Stories predicting a "talent crunch" in parallel with the retirement of the first Boomers have been showing up in the trade and popular press for about two years. At the same time, AARP and SHRM studies highlighting the desire (and need) of Boomers to keep working and a recent Merrill Lynch survey (". . . 80% of the 76 million baby boomers plan to keep working in the future.") lead one to question just how severe the "crunch" will actually be.
The key variable which will either drive or forestall the predicted talent shortfall is often buried in the reports. More balanced reporting is finally beginning to emerge; for example, the Center for Retirement Research at Boston College, quoted in Workspan Weekly tells us:
"Overall, more than 80% of employers said older workers were “as attractive” or “more attractive” than younger employees. According to Alicia H. Munnell, the center’s director, “the survey results are encouraging given that many people nearing traditional retirement ages will need to work longer to ensure their retirement income security.”

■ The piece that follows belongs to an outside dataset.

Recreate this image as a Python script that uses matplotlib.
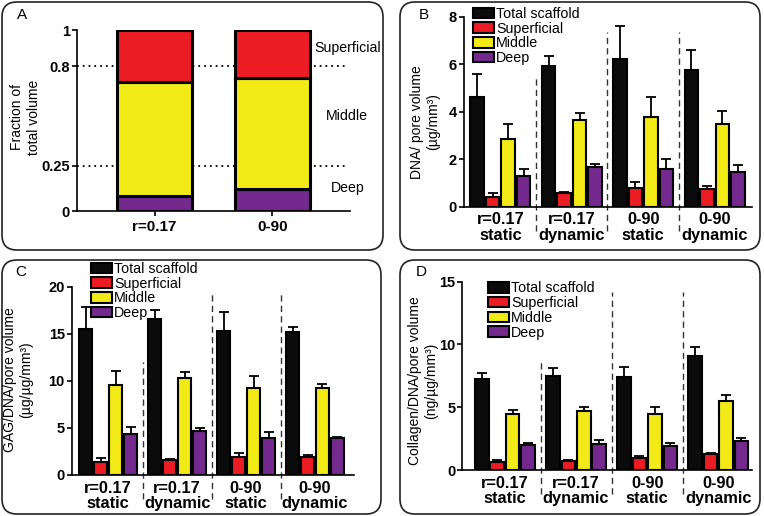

However, the report goes on to say:
"While generally encouraging, the survey results raise two important cautions. First, older rank-and-file workers, who face the greatest retirement income challenge, appear to have weaker employment prospects than older white-collar workers. Second, other surveys have shown that positive evaluations of the productivity of older workers do not necessarily translate into actual employment opportunities."
More succinctly put:
- Blue-collar skills (other than the skilled trades, which are needed outside the factory) don't translate into post-retirement opportunities.
- Employers, particularly those with post-Boomer managers in the hiring role, have a significant list of "reasons" to shun older workers who attempt to stay in the workforce.
Is the talent crunch real? It's really a matter of choice . . . on the part of the employers.